The Company’s effective tax rate for the quarter ended January 26, 2025, was 21.8% compared to 23.4% for the corresponding period a year ago. The Company benefited primarily from the purchase of federal transferable energy tax credits in the first quarter of fiscal 2025.

Unrecognized tax benefits, including interest and penalties, are primarily recorded in Other Long-term Liabilities. If recognized as of January 26, 2025, these benefits would impact the Company’s effective tax rate by $16.7 million compared to $17.7 million as of January 28, 2024. The Company includes accrued interest and penalties related to uncertain tax positions in Provision for Income Taxes, with immaterial expenses included during the quarters ended January 26, 2025, and January 28, 2024. The amount of accrued interest and penalties associated with unrecognized tax benefits was $2.6 million at January 26, 2025, and $2.7 million at January 28, 2024.

Tax Examinations: The Company is regularly audited by federal, state, and foreign taxing authorities.

The IRS concluded its examination of fiscal 2022 in the second quarter of fiscal 2024. The IRS placed the Company in the Bridge phase of the Compliance Assurance Process (CAP) for fiscal years 2023 and 2024. In this phase, the IRS will not accept any disclosures, conduct any reviews, or provide any assurances. The Company has elected to participate in CAP through fiscal year 2026. The objective of CAP is to contemporaneously work with the IRS to achieve federal tax compliance and resolve all or most of the issues prior to filing of the tax return. The Company may elect to continue participating in CAP for future tax years; the Company may withdraw from the program at any time.

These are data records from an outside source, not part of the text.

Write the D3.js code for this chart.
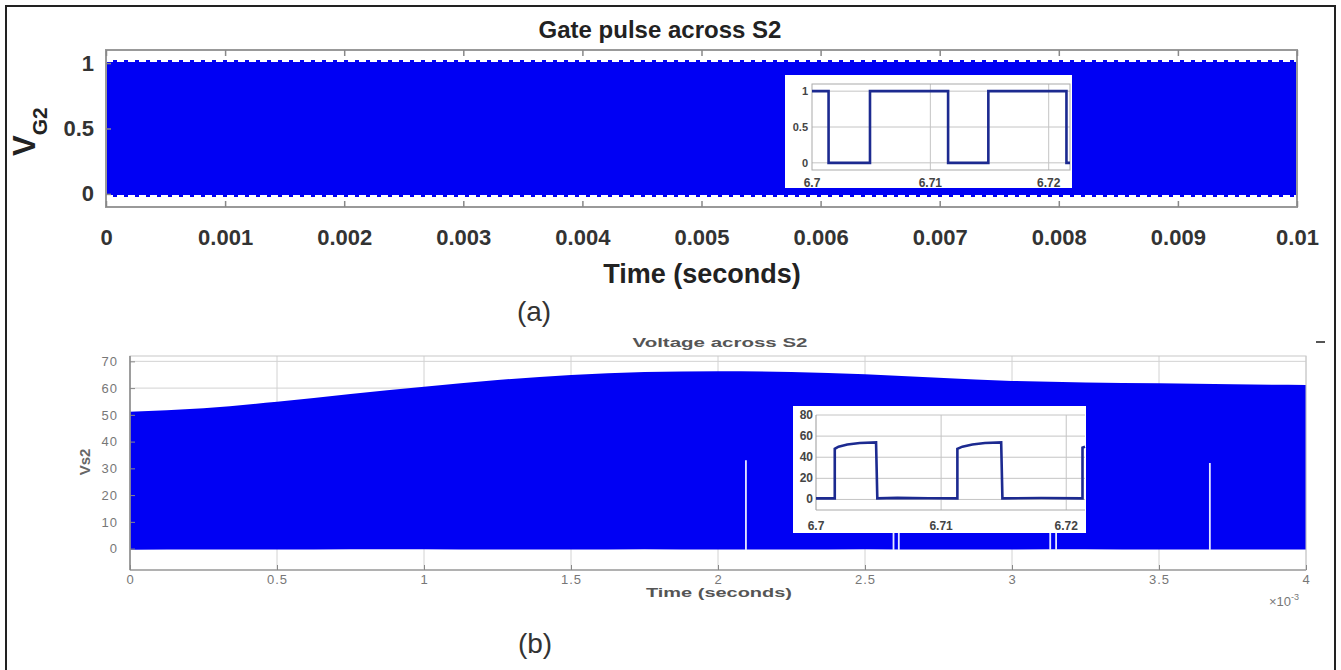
<!DOCTYPE html>
<html>
<head>
<meta charset="utf-8">
<script src="https://cdn.jsdelivr.net/npm/d3@7"></script>
<style>
  body { margin: 0; background: #fff; }
  svg { display: block; }
  text { font-family: "Liberation Sans", Arial, sans-serif; }
</style>
</head>
<body>
<div id="chart"></div>
<script>
// ---- panel (a): gate pulse across S2 ----
const gateTime = [0, 0.01];
const gateHigh = [1, 1];
const gateLow = [0, 0];
const gateXTicks = [0, 0.001, 0.002, 0.003, 0.004, 0.005, 0.006, 0.007, 0.008, 0.009, 0.01];
const gateYTicks = [0, 0.5, 1];

// zoomed gate pulse (inset a), step levels
const zoomGateT = [6.7, 6.7014, 6.7049, 6.7115, 6.7149, 6.7215, 6.7218];
const zoomGateV = [1, 0, 1, 0, 1, 0, 0];
const zoomGateXTicks = [6.7, 6.71, 6.72];
const zoomGateYTicks = [0, 0.5, 1];

// ---- panel (b): voltage across S2 (x10^-3 s) ----
const vsTime = [0, 0.25, 0.5, 0.75, 1.0, 1.25, 1.5, 1.75, 2.0, 2.25, 2.5, 2.75, 3.0, 3.25, 3.5, 3.75, 4.0];
const vsUpper = [51.2, 52.5, 54.9, 57.8, 60.5, 63.0, 64.9, 66.0, 66.3, 66.0, 65.2, 63.9, 62.7, 62.1, 61.8, 61.4, 61.2];
const vsLower = [-0.4, -0.3, -0.3, -0.2, -0.2, -0.3, -0.3, -0.2, -0.3, -0.3, -0.2, -0.3, -0.3, -0.2, -0.3, -0.3, -0.3];
const vsGapT = [2.095, 2.597, 2.615, 3.13, 3.15, 3.673];
const vsGapTop = [33, 20, 20, 20, 20, 32];
const vsXTicks = [0, 0.5, 1, 1.5, 2, 2.5, 3, 3.5, 4];
const vsYTicks = [0, 10, 20, 30, 40, 50, 60, 70];

// zoomed voltage (inset b)
const zoomVsT = [6.7, 6.7015, 6.7015, 6.7018, 6.7025, 6.7035, 6.7048, 6.7049, 6.7065, 6.709, 6.7113,
                 6.7113, 6.7117, 6.7125, 6.7135, 6.7148, 6.7149, 6.718, 6.7213, 6.7213, 6.7215];
const zoomVsV = [1, 1, 48, 50, 52, 53.5, 54, 1, 1.5, 1.2, 1,
                 48, 50, 52, 53.5, 54, 1, 1.3, 1, 49, 50];
const zoomVsXTicks = [6.7, 6.71, 6.72];
const zoomVsYTicks = [0, 20, 40, 60, 80];

const BLUE = "#0000f4";
const NAVY = "#1c2a90";

const svg = d3.select("#chart").append("svg")
    .attr("width", 1341)
    .attr("height", 670);

svg.append("rect")
    .attr("x", 6).attr("y", 6)
    .attr("width", 1329).attr("height", 680)
    .attr("fill", "none")
    .attr("stroke", "#222")
    .attr("stroke-width", 2);

// ================= panel (a) =================
const ax = d3.scaleLinear().domain([0, 0.01]).range([106, 1297]);
const ay = d3.scaleLinear().domain([-0.1, 1.1]).range([207, 50]);
const gateRows = gateTime.map((t, i) => ({ t, hi: gateHigh[i], lo: gateLow[i] }));

const pa = svg.append("g");

pa.append("path")
    .datum(gateRows)
    .attr("fill", BLUE)
    .attr("d", d3.area().x(d => ax(d.t)).y0(d => ay(d.lo) + 3).y1(d => ay(d.hi) - 3));

// scalloped edges of the dense switching waveform
[gateHigh, gateLow].forEach((lv, k) => {
    pa.append("path")
        .datum(gateTime.map((t, i) => ({ t, v: lv[i] })))
        .attr("fill", "none")
        .attr("stroke", "#fff")
        .attr("stroke-width", 2)
        .attr("stroke-dasharray", "7,4")
        .attr("d", d3.line().x(d => ax(d.t)).y(d => ay(d.v) + (k === 0 ? -2.2 : 2.2)));
    pa.append("path")
        .datum(gateTime.map((t, i) => ({ t, v: lv[i] })))
        .attr("fill", "none")
        .attr("stroke", "#fff")
        .attr("stroke-width", 1.2)
        .attr("stroke-dasharray", "4,7")
        .attr("stroke-dashoffset", -1.5)
        .attr("d", d3.line().x(d => ax(d.t)).y(d => ay(d.v) + (k === 0 ? -3.4 : 3.4)));
});

pa.append("rect")
    .attr("x", ax(0)).attr("y", ay(1.1))
    .attr("width", ax(0.01) - ax(0)).attr("height", ay(-0.1) - ay(1.1))
    .attr("fill", "none")
    .attr("stroke", "#999")
    .attr("stroke-width", 2);

pa.append("g")
    .attr("transform", `translate(0,${ay(-0.1)})`)
    .call(d3.axisBottom(ax).tickValues(gateXTicks).tickFormat(d => d).tickSizeInner(-6).tickSizeOuter(0).tickPadding(22));
pa.append("g")
    .attr("transform", `translate(0,${ay(1.1)})`)
    .call(d3.axisTop(ax).tickValues(gateXTicks).tickFormat("").tickSizeInner(-6).tickSizeOuter(0));
pa.append("g")
    .attr("transform", `translate(${ax(0)},0)`)
    .call(d3.axisLeft(ay).tickValues(gateYTicks).tickFormat(d => d).tickSizeInner(-5).tickSizeOuter(0).tickPadding(12));

pa.selectAll(".domain").remove();
pa.selectAll(".tick line").attr("stroke", "#888").attr("stroke-width", 1.5);
pa.selectAll(".tick text")
    .attr("fill", "#333")
    .style("font-size", "22px")
    .style("font-weight", "bold");

pa.append("text")
    .attr("x", 660).attr("y", 38)
    .attr("text-anchor", "middle")
    .attr("fill", "#222")
    .style("font-size", "24px")
    .style("font-weight", "bold")
    .text("Gate pulse across S2");

pa.append("text")
    .attr("x", 702).attr("y", 283)
    .attr("text-anchor", "middle")
    .attr("fill", "#222")
    .style("font-size", "27px")
    .style("font-weight", "bold")
    .text("Time (seconds)");

const aYLabel = pa.append("text")
    .attr("transform", "translate(35,156) rotate(-90)")
    .attr("fill", "#222")
    .style("font-weight", "bold");
aYLabel.append("tspan").style("font-size", "31px").text("V");
aYLabel.append("tspan").attr("dy", 12).style("font-size", "21px").text("G2");

pa.append("text")
    .attr("x", 534).attr("y", 321)
    .attr("text-anchor", "middle")
    .attr("fill", "#333")
    .style("font-size", "28px")
    .text("(a)");

// inset (a)
const iax = d3.scaleLinear().domain([6.7, 6.7218]).range([812, 1070]);
const iay = d3.scaleLinear().domain([-0.1, 1.1]).range([170, 84]);
const ia = svg.append("g");
ia.append("rect")
    .attr("x", 785).attr("y", 75).attr("width", 287).attr("height", 113)
    .attr("fill", "#fff");
ia.append("g").selectAll("line")
    .data(zoomGateYTicks).join("line")
    .attr("x1", iax(6.7)).attr("x2", iax(6.7218))
    .attr("y1", d => iay(d)).attr("y2", d => iay(d))
    .attr("stroke", "#c4c4c4");
ia.append("g").selectAll("line")
    .data(zoomGateXTicks.slice(1)).join("line")
    .attr("x1", d => iax(d)).attr("x2", d => iax(d))
    .attr("y1", iay(1.1)).attr("y2", iay(-0.1))
    .attr("stroke", "#c4c4c4");
ia.append("rect")
    .attr("x", iax(6.7)).attr("y", iay(1.1))
    .attr("width", iax(6.7218) - iax(6.7)).attr("height", iay(-0.1) - iay(1.1))
    .attr("fill", "none").attr("stroke", "#aaa");
ia.append("path")
    .datum(zoomGateT.map((t, i) => ({ t, v: zoomGateV[i] })))
    .attr("fill", "none")
    .attr("stroke", NAVY)
    .attr("stroke-width", 2.6)
    .attr("d", d3.line().curve(d3.curveStepAfter).x(d => iax(d.t)).y(d => iay(d.v)));
ia.append("g").selectAll("text")
    .data(zoomGateYTicks).join("text")
    .attr("x", 808).attr("y", d => iay(d) + 4)
    .attr("text-anchor", "end")
    .attr("fill", "#444")
    .style("font-size", "11px").style("font-weight", "bold")
    .text(d => d);
ia.append("g").selectAll("text")
    .data(zoomGateXTicks).join("text")
    .attr("x", d => iax(d)).attr("y", 187)
    .attr("text-anchor", "middle")
    .attr("fill", "#444")
    .style("font-size", "12px").style("font-weight", "bold")
    .text(d => d);

// ================= panel (b) =================
const bx = d3.scaleLinear().domain([0, 4]).range([130, 1306]);
const by = d3.scaleLinear().domain([-8, 72]).range([570, 356]);
const vsRows = vsTime.map((t, i) => ({ t, hi: vsUpper[i], lo: vsLower[i] }));

const pb = svg.append("g");

pb.append("g").selectAll("line")
    .data(vsXTicks).join("line")
    .attr("x1", d => bx(d)).attr("x2", d => bx(d))
    .attr("y1", by(72)).attr("y2", by(-8))
    .attr("stroke", "#d2d2d2");
pb.append("g").selectAll("line")
    .data(vsYTicks).join("line")
    .attr("x1", bx(0)).attr("x2", bx(4))
    .attr("y1", d => by(d)).attr("y2", d => by(d))
    .attr("stroke", "#d2d2d2");

pb.append("path")
    .datum(vsRows)
    .attr("fill", BLUE)
    .attr("d", d3.area().curve(d3.curveMonotoneX).x(d => bx(d.t)).y0(d => by(d.lo)).y1(d => by(d.hi)));

pb.append("g").selectAll("line")
    .data(vsGapT).join("line")
    .attr("x1", d => bx(d)).attr("x2", d => bx(d))
    .attr("y1", by(-0.5)).attr("y2", (d, i) => by(vsGapTop[i]))
    .attr("stroke", "#e4e6ff")
    .attr("stroke-width", 1.8);

pb.append("rect")
    .attr("x", bx(0)).attr("y", by(72))
    .attr("width", bx(4) - bx(0)).attr("height", by(-8) - by(72))
    .attr("fill", "none").attr("stroke", "#c8c8c8");
pb.append("line")
    .attr("x1", bx(0)).attr("x2", bx(0)).attr("y1", by(72)).attr("y2", by(-8))
    .attr("stroke", "#8a8a8a").attr("stroke-width", 1.5);
pb.append("line")
    .attr("x1", bx(0)).attr("x2", bx(4)).attr("y1", by(-8)).attr("y2", by(-8))
    .attr("stroke", "#a0a0a0").attr("stroke-width", 1.5);

pb.append("g")
    .attr("transform", `translate(0,${by(-8)})`)
    .call(d3.axisBottom(bx).tickValues(vsXTicks).tickFormat(d => d).tickSizeInner(-5).tickSizeOuter(0).tickPadding(5));
pb.append("g")
    .attr("transform", `translate(${bx(0)},0)`)
    .call(d3.axisLeft(by).tickValues(vsYTicks).tickFormat(d => d).tickSizeInner(-5).tickSizeOuter(0).tickPadding(12));
pb.selectAll(".domain").remove();
pb.selectAll(".tick line").attr("stroke", "#888");
pb.selectAll(".tick text")
    .attr("fill", "#777")
    .style("font-size", "13px")
    .attr("letter-spacing", "1px");

pb.append("text")
    .attr("x", 720).attr("y", 347)
    .attr("text-anchor", "middle")
    .attr("fill", "#555")
    .attr("textLength", 175).attr("lengthAdjust", "spacingAndGlyphs")
    .style("font-size", "13px").style("font-weight", "bold")
    .text("Voltage across S2");

pb.append("text")
    .attr("x", 719).attr("y", 597)
    .attr("text-anchor", "middle")
    .attr("fill", "#555")
    .attr("textLength", 146).attr("lengthAdjust", "spacingAndGlyphs")
    .style("font-size", "13px").style("font-weight", "bold")
    .text("Time (seconds)");

pb.append("text")
    .attr("transform", "translate(90,462) rotate(-90)")
    .attr("text-anchor", "middle")
    .attr("fill", "#666")
    .style("font-size", "15px").style("font-weight", "bold")
    .text("Vs2");

const expo = pb.append("text")
    .attr("x", 1284).attr("y", 606)
    .attr("text-anchor", "middle")
    .attr("fill", "#777")
    .style("font-size", "13px");
expo.append("tspan").text("\u00d710");
expo.append("tspan").attr("dy", -6).style("font-size", "9px").text("-3");

pb.append("line")
    .attr("x1", 1316).attr("x2", 1325).attr("y1", 342).attr("y2", 342)
    .attr("stroke", "#555").attr("stroke-width", 2);

pb.append("text")
    .attr("x", 535).attr("y", 653)
    .attr("text-anchor", "middle")
    .attr("fill", "#333")
    .style("font-size", "28px")
    .text("(b)");

// inset (b)
const ibx = d3.scaleLinear().domain([6.7, 6.7215]).range([816, 1085]);
const iby = d3.scaleLinear().domain([-10, 80]).range([510, 415]);
const ib = svg.append("g");
ib.append("rect")
    .attr("x", 793).attr("y", 406).attr("width", 293).attr("height", 127)
    .attr("fill", "#fff");
ib.append("g").selectAll("line")
    .data(zoomVsYTicks).join("line")
    .attr("x1", ibx(6.7)).attr("x2", ibx(6.7215))
    .attr("y1", d => iby(d)).attr("y2", d => iby(d))
    .attr("stroke", "#c4c4c4");
ib.append("g").selectAll("line")
    .data(zoomVsXTicks.slice(1)).join("line")
    .attr("x1", d => ibx(d)).attr("x2", d => ibx(d))
    .attr("y1", iby(80)).attr("y2", iby(-10))
    .attr("stroke", "#c4c4c4");
ib.append("line")
    .attr("x1", ibx(6.7)).attr("x2", ibx(6.7)).attr("y1", iby(80)).attr("y2", iby(-10))
    .attr("stroke", "#999");
ib.append("line")
    .attr("x1", ibx(6.7)).attr("x2", ibx(6.7215)).attr("y1", iby(-10)).attr("y2", iby(-10))
    .attr("stroke", "#aaa");
ib.append("path")
    .datum(zoomVsT.map((t, i) => ({ t, v: zoomVsV[i] })))
    .attr("fill", "none")
    .attr("stroke", NAVY)
    .attr("stroke-width", 2.6)
    .attr("d", d3.line().x(d => ibx(d.t)).y(d => iby(d.v)));
ib.append("g").selectAll("text")
    .data(zoomVsYTicks).join("text")
    .attr("x", 813).attr("y", d => iby(d) + 4)
    .attr("text-anchor", "end")
    .attr("fill", "#444")
    .style("font-size", "12px").style("font-weight", "bold")
    .text(d => d);
ib.append("g").selectAll("text")
    .data(zoomVsXTicks).join("text")
    .attr("x", d => ibx(d)).attr("y", 530)
    .attr("text-anchor", "middle")
    .attr("fill", "#444")
    .style("font-size", "12px").style("font-weight", "bold")
    .text(d => d);
</script>
</body>
</html>
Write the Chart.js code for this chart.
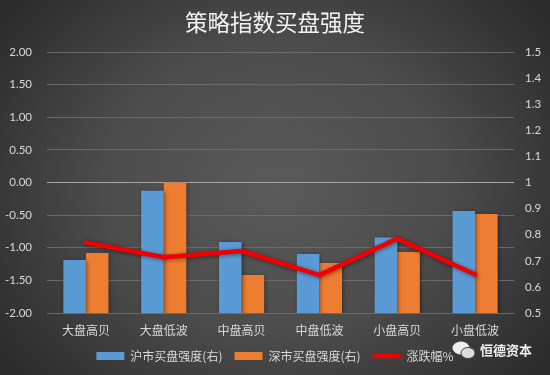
<!DOCTYPE html>
<html><head><meta charset="utf-8">
<script src="https://cdn.jsdelivr.net/npm/chart.js@4"></script>
<style>
html,body{margin:0;padding:0;background:#333}
#wrap{position:relative;width:550px;height:375px;overflow:hidden;background:radial-gradient(ellipse 340px 290px at 50% 50%,#5a5a5a 0%,#4c4c4c 50%,#2b2b2b 100%)}
canvas{position:absolute;left:0;top:0}
#mark{position:absolute;left:452px;top:341px;width:90px;height:20px}
#mark span{position:absolute;left:28px;top:-1px;font:bold 13px "Noto Sans CJK SC";color:#f0f0f0;white-space:nowrap}
#mark svg{position:absolute;left:0;top:0}
</style></head>
<body><div id="wrap"><canvas id="c" width="550" height="375"></canvas>
<div id="mark"><svg width="24" height="20"><ellipse cx="9" cy="7" rx="8.5" ry="6.5" fill="#eee"/><ellipse cx="16" cy="12" rx="7" ry="5.5" fill="#ddd" stroke="#444" stroke-width="1"/></svg><span>恒德资本</span></div>
</div>
<script>
const chartTitle = '策略指数买盘强度';
const categories = ['大盘高贝','大盘低波','中盘高贝','中盘低波','小盘高贝','小盘低波'];
const shName = '沪市买盘强度(右)';
const szName = '深市买盘强度(右)';
const lineName = '涨跌幅%';
const shValues = [0.703,0.968,0.772,0.726,0.789,0.891];
const szValues = [0.730,1.000,0.646,0.692,0.734,0.879];
const lineValues = [-0.92,-1.145,-1.05,-1.42,-0.86,-1.41];
const textColor = '#d9d9d9';
const font = 'Noto Sans CJK SC';

const shadow = {
  id:'shadow',
  beforeDatasetDraw(chart){const c=chart.ctx;c.save();c.shadowColor='rgba(0,0,0,0.45)';c.shadowBlur=4;c.shadowOffsetX=1;c.shadowOffsetY=1;},
  afterDatasetDraw(chart){chart.ctx.restore();}
};

new Chart(document.getElementById('c'),{
  type:'bar',
  plugins:[shadow],
  data:{labels:categories,datasets:[
    {label:shName,data:shValues,yAxisID:'y1',backgroundColor:'#5b9bd5',categoryPercentage:0.58,barPercentage:1,order:1},
    {label:szName,data:szValues,yAxisID:'y1',backgroundColor:'#ed7d31',categoryPercentage:0.58,barPercentage:1,order:1},
    {type:'line',label:lineName,data:lineValues,yAxisID:'y',borderColor:'#f00000',backgroundColor:'#f00000',borderWidth:4.5,tension:0,pointRadius:0,borderCapStyle:'round',borderJoinStyle:'round',order:0}
  ]},
  options:{
    responsive:false,animation:false,
    layout:{padding:{top:0,bottom:3,left:0,right:0}},
    plugins:{
      tooltip:{enabled:false},
      title:{display:true,text:chartTitle,color:'#f2f2f2',font:{family:font,size:22.5,weight:'normal'},padding:{top:9,bottom:16}},
      legend:{position:'bottom',labels:{
        color:textColor,font:{family:font,size:12},usePointStyle:true,pointStyleWidth:28,boxHeight:8,padding:12,
        sort:(a,b)=>a.datasetIndex-b.datasetIndex,
        generateLabels(chart){
          return Chart.defaults.plugins.legend.labels.generateLabels(chart).map(l=>{
            const isLine=l.datasetIndex===2;
            l.pointStyle=isLine?'line':'rect';
            if(isLine){l.strokeStyle='#f00000';l.lineWidth=4.5;} else {l.lineWidth=0;}
            return l;
          });
        }
      }}
    },
    scales:{
      x:{afterFit(s){s.height=25;},grid:{display:false},border:{display:false},ticks:{color:textColor,font:{family:font,size:12},padding:2,maxRotation:0}},
      y:{position:'left',min:-2,max:2,
        afterFit(s){s.width=47;},
        border:{display:false},
        grid:{drawTicks:false,lineWidth:1,color:c=>c.tick.value===0?'#a6a6a6':'#6a6a6a'},
        ticks:{stepSize:0.5,color:textColor,padding:15,font:{family:'Lato',size:11.5},callback:v=>v.toFixed(2)}},
      y1:{position:'right',min:0.5,max:1.5,
        afterFit(s){s.width=36;},
        border:{display:false},
        grid:{display:false,drawTicks:false},
        ticks:{stepSize:0.1,color:textColor,padding:11,font:{family:'Lato',size:11.5},callback:v=>String(Math.round(v*10)/10)}}
    }
  }
});
</script></body></html>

The Company is in various stages of audit by several state taxing authorities on a variety of fiscal years, as far back as 2015. While it is reasonably possible that one or more of these audits may be completed within the next 12 months and the related
unrecognized tax benefits may change based on the status of the examinations, as of January 26, 2025, it was not possible to reasonably estimate the effect of any amount of such change to previously recorded uncertain tax positions.

The Company is subject to various examinations by foreign tax authorities. With limited exceptions, the Company is no longer subject to foreign tax examinations for fiscal years prior to 2018 for material jurisdictions. See Note J - Commitments and Contingencies for additional information.

Tax Legislation: The Organization for Economic Cooperation and Development published a framework for Pillar Two of the Global Anti-Base Erosion Rules which was designed to coordinate participating jurisdictions in updating the international tax system to ensure that large multinational companies pay a minimum tax of 15%. Many countries have enacted, or begun the process of enacting, laws based on the Pillar Two framework. The Company considered the applicable tax laws in relevant jurisdictions and concluded the impact of Pillar Two was not material to the tax provision for the quarter ended January 26, 2025. The Company will continue to evaluate the impact of such legislative changes but does not expect the new tax laws to have a material effect on the Company’s consolidated financial statements in future reporting periods.